*THE EXERCISE*:
Write the data out again exactly, dropping any images it holds.

*INFORMATION PROVIDED*:
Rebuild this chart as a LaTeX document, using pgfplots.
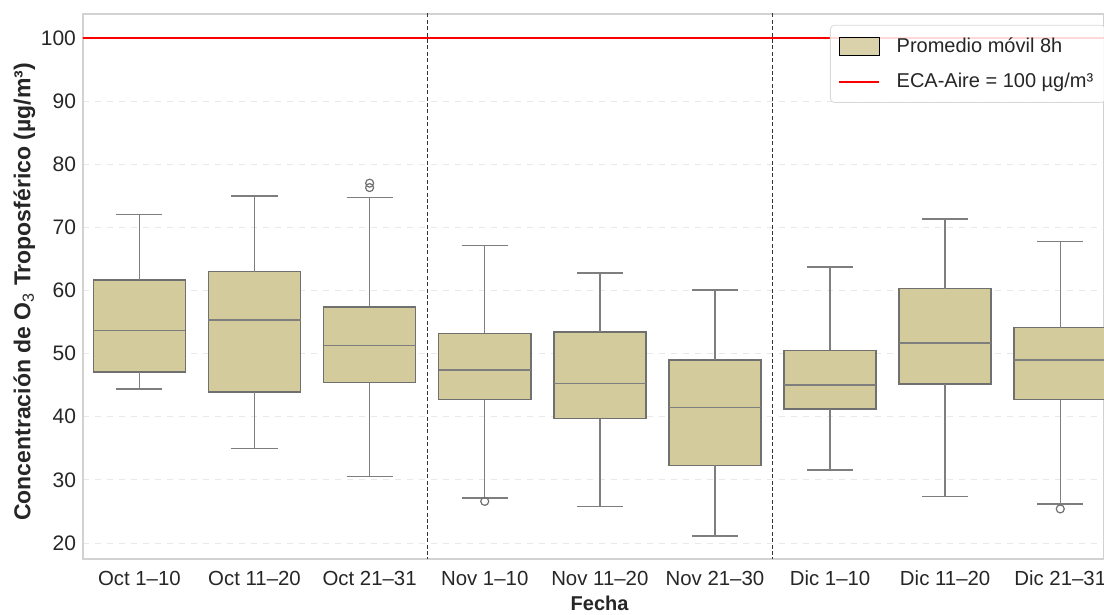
\documentclass[border=0pt]{standalone}
\usepackage{fontspec}
\setmainfont{Liberation Sans}
\usepackage{pgfplots}
\pgfplotsset{compat=1.18}
\usetikzlibrary{calc}
\definecolor{boxfill}{RGB}{212,203,156}
\definecolor{boxedge}{RGB}{112,112,112}
\definecolor{txt}{RGB}{38,38,38}
\pgfplotsset{
  boxst/.style={draw=boxedge, fill=boxfill, line width=0.75pt, mark=none},
  wst/.style={draw=boxedge!90, line width=0.75pt, mark=none},
}
% \bx{position}{lower whisker}{lower quartile}{median}{upper quartile}{upper whisker}
\newcommand{\bx}[6]{%
  \pgfmathsetmacro\xl{#1-0.4}\pgfmathsetmacro\xr{#1+0.4}%
  \pgfmathsetmacro\kl{#1-0.2}\pgfmathsetmacro\kr{#1+0.2}%
  \edef\tmp{%
    \noexpand\addplot[boxst] coordinates {(\xl,#3) (\xr,#3) (\xr,#5) (\xl,#5)} --cycle;
    \noexpand\addplot[wst] coordinates {(#1,#2) (#1,#3) (#1,nan) (#1,#5) (#1,#6) (#1,nan)
      (\kl,#2) (\kr,#2) (#1,nan) (\kl,#6) (\kr,#6) (#1,nan) (\xl,#4) (\xr,#4)};
  }\tmp}
\begin{document}
\begin{tikzpicture}
\begin{axis}[
  name=ax, scale only axis, width=510.5pt, height=272.5pt,
  xmin=-0.49, xmax=8.38, ymin=17.47, ymax=103.8,
  unbounded coords=jump,
  xtick={0,...,8},
  xticklabels={Oct 1–10, Oct 11–20, Oct 21–31, Nov 1–10, Nov 11–20, Nov 21–30, Dic 1–10, Dic 11–20, Dic 21–31},
  ytick={20,30,...,100},
  major tick length=0pt,
  axis line style={gray!35, line width=0.6pt},
  ymajorgrids, grid style={gray!18, dashed, line width=0.4pt},
  tick label style={font=\fontsize{10.2}{12}\selectfont, text=txt},
  yticklabel style={font=\fontsize{10.5}{12}\selectfont},
  xticklabel style={yshift=-2.5pt},
  /pgf/number format/assume math mode=true,
  xlabel={\bfseries Fecha},
  ylabel={\bfseries Concentración de O\textsubscript{\mdseries 3} Troposférico (µg/m³)},
  xlabel style={font=\fontsize{10}{12}\selectfont, text=txt, at={(axis description cs:0.506,-0.0807)}, anchor=center},
  ylabel style={font=\fontsize{11.5}{13}\selectfont, text=txt, at={(axis description cs:-0.0575,0.49)}, anchor=center},
  legend style={at={(0.7316,0.98)}, anchor=north west, draw=gray!30, rounded corners=2pt,
    fill=white, fill opacity=0.85, text opacity=1, font=\fontsize{10}{12}\selectfont,
    text=txt, row sep=5pt, inner xsep=4pt, inner ysep=4pt},
  legend cell align=left,
]
\addlegendimage{legend image code/.code={\draw[sharp corners, fill=boxfill, draw=black, line width=0.6pt] (0pt,-4.5pt) rectangle (20pt,4.5pt); \path (26.5pt,0pt);}}
\addlegendimage{legend image code/.code={\draw[red, line width=0.9pt] (0pt,0pt) -- (20pt,0pt); \path (26.5pt,0pt);}}
\legend{Promedio móvil 8h, ECA-Aire = 100 µg/m³\hspace{8pt}}

\bx{0}{44.4}{47.1}{53.7}{61.7}{72.0}
\bx{1}{35.0}{43.9}{55.3}{63.0}{75.0}
\bx{2}{30.5}{45.4}{51.3}{57.4}{74.7}
\bx{3}{27.1}{42.7}{47.4}{53.2}{67.1}
\bx{4}{25.8}{39.7}{45.3}{53.4}{62.8}
\bx{5}{21.1}{32.3}{41.5}{49.0}{60.1}
\bx{6}{31.6}{41.2}{45.0}{50.5}{63.7}
\bx{7}{27.4}{45.2}{51.7}{60.3}{71.3}
\bx{8}{26.2}{42.7}{49.0}{54.1}{67.8}
% outliers
\addplot[only marks, mark=o, mark size=2pt, mark options={draw=boxedge, line width=0.6pt}]
  coordinates {(2,76.3) (2,77.0) (3,26.6) (8,25.4)};

\addplot[red, line width=0.9pt] coordinates {(-0.6,100) (8.6,100)};
\addplot[black!80, line width=0.6pt, dash pattern=on 2pt off 1.2pt] coordinates {(2.5,10) (2.5,110)};
\addplot[black!80, line width=0.6pt, dash pattern=on 2pt off 1.2pt] coordinates {(5.5,10) (5.5,110)};
\end{axis}
\pgfresetboundingbox
\path[use as bounding box] ($(ax.south west)+(-41.5pt,-28pt)$) rectangle ($(ax.north east)+(0pt,7pt)$);
\end{tikzpicture}
\end{document}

*RESULT FOR THIS EXERCISE*:
Rebuild this chart as a LaTeX document, using pgfplots.
\documentclass[border=0pt]{standalone}
\usepackage{fontspec}
\setmainfont{Liberation Sans}
\usepackage{pgfplots}
\pgfplotsset{compat=1.18}
\usetikzlibrary{calc}
\definecolor{boxfill}{RGB}{212,203,156}
\definecolor{boxedge}{RGB}{112,112,112}
\definecolor{txt}{RGB}{38,38,38}
\pgfplotsset{
  boxst/.style={draw=boxedge, fill=boxfill, line width=0.75pt, mark=none},
  wst/.style={draw=boxedge!90, line width=0.75pt, mark=none},
}
% \bx{position}{lower whisker}{lower quartile}{median}{upper quartile}{upper whisker}
\newcommand{\bx}[6]{%
  \pgfmathsetmacro\xl{#1-0.4}\pgfmathsetmacro\xr{#1+0.4}%
  \pgfmathsetmacro\kl{#1-0.2}\pgfmathsetmacro\kr{#1+0.2}%
  \edef\tmp{%
    \noexpand\addplot[boxst] coordinates {(\xl,#3) (\xr,#3) (\xr,#5) (\xl,#5)} --cycle;
    \noexpand\addplot[wst] coordinates {(#1,#2) (#1,#3) (#1,nan) (#1,#5) (#1,#6) (#1,nan)
      (\kl,#2) (\kr,#2) (#1,nan) (\kl,#6) (\kr,#6) (#1,nan) (\xl,#4) (\xr,#4)};
  }\tmp}
\begin{document}
\begin{tikzpicture}
\begin{axis}[
  name=ax, scale only axis, width=510.5pt, height=272.5pt,
  xmin=-0.49, xmax=8.38, ymin=17.47, ymax=103.8,
  unbounded coords=jump,
  xtick={0,...,8},
  xticklabels={Oct 1–10, Oct 11–20, Oct 21–31, Nov 1–10, Nov 11–20, Nov 21–30, Dic 1–10, Dic 11–20, Dic 21–31},
  ytick={20,30,...,100},
  major tick length=0pt,
  axis line style={gray!35, line width=0.6pt},
  ymajorgrids, grid style={gray!18, dashed, line width=0.4pt},
  tick label style={font=\fontsize{10.2}{12}\selectfont, text=txt},
  yticklabel style={font=\fontsize{10.5}{12}\selectfont},
  xticklabel style={yshift=-2.5pt},
  /pgf/number format/assume math mode=true,
  xlabel={\bfseries Fecha},
  ylabel={\bfseries Concentración de O\textsubscript{\mdseries 3} Troposférico (µg/m³)},
  xlabel style={font=\fontsize{10}{12}\selectfont, text=txt, at={(axis description cs:0.506,-0.0807)}, anchor=center},
  ylabel style={font=\fontsize{11.5}{13}\selectfont, text=txt, at={(axis description cs:-0.0575,0.49)}, anchor=center},
  legend style={at={(0.7316,0.98)}, anchor=north west, draw=gray!30, rounded corners=2pt,
    fill=white, fill opacity=0.85, text opacity=1, font=\fontsize{10}{12}\selectfont,
    text=txt, row sep=5pt, inner xsep=4pt, inner ysep=4pt},
  legend cell align=left,
]
\addlegendimage{legend image code/.code={\draw[sharp corners, fill=boxfill, draw=black, line width=0.6pt] (0pt,-4.5pt) rectangle (20pt,4.5pt); \path (26.5pt,0pt);}}
\addlegendimage{legend image code/.code={\draw[red, line width=0.9pt] (0pt,0pt) -- (20pt,0pt); \path (26.5pt,0pt);}}
\legend{Promedio móvil 8h, ECA-Aire = 100 µg/m³\hspace{8pt}}

\bx{0}{44.4}{47.1}{53.7}{61.7}{72.0}
\bx{1}{35.0}{43.9}{55.3}{63.0}{75.0}
\bx{2}{30.5}{45.4}{51.3}{57.4}{74.7}
\bx{3}{27.1}{42.7}{47.4}{53.2}{67.1}
\bx{4}{25.8}{39.7}{45.3}{53.4}{62.8}
\bx{5}{21.1}{32.3}{41.5}{49.0}{60.1}
\bx{6}{31.6}{41.2}{45.0}{50.5}{63.7}
\bx{7}{27.4}{45.2}{51.7}{60.3}{71.3}
\bx{8}{26.2}{42.7}{49.0}{54.1}{67.8}
% outliers
\addplot[only marks, mark=o, mark size=2pt, mark options={draw=boxedge, line width=0.6pt}]
  coordinates {(2,76.3) (2,77.0) (3,26.6) (8,25.4)};

\addplot[red, line width=0.9pt] coordinates {(-0.6,100) (8.6,100)};
\addplot[black!80, line width=0.6pt, dash pattern=on 2pt off 1.2pt] coordinates {(2.5,10) (2.5,110)};
\addplot[black!80, line width=0.6pt, dash pattern=on 2pt off 1.2pt] coordinates {(5.5,10) (5.5,110)};
\end{axis}
\pgfresetboundingbox
\path[use as bounding box] ($(ax.south west)+(-41.5pt,-28pt)$) rectangle ($(ax.north east)+(0pt,7pt)$);
\end{tikzpicture}
\end{document}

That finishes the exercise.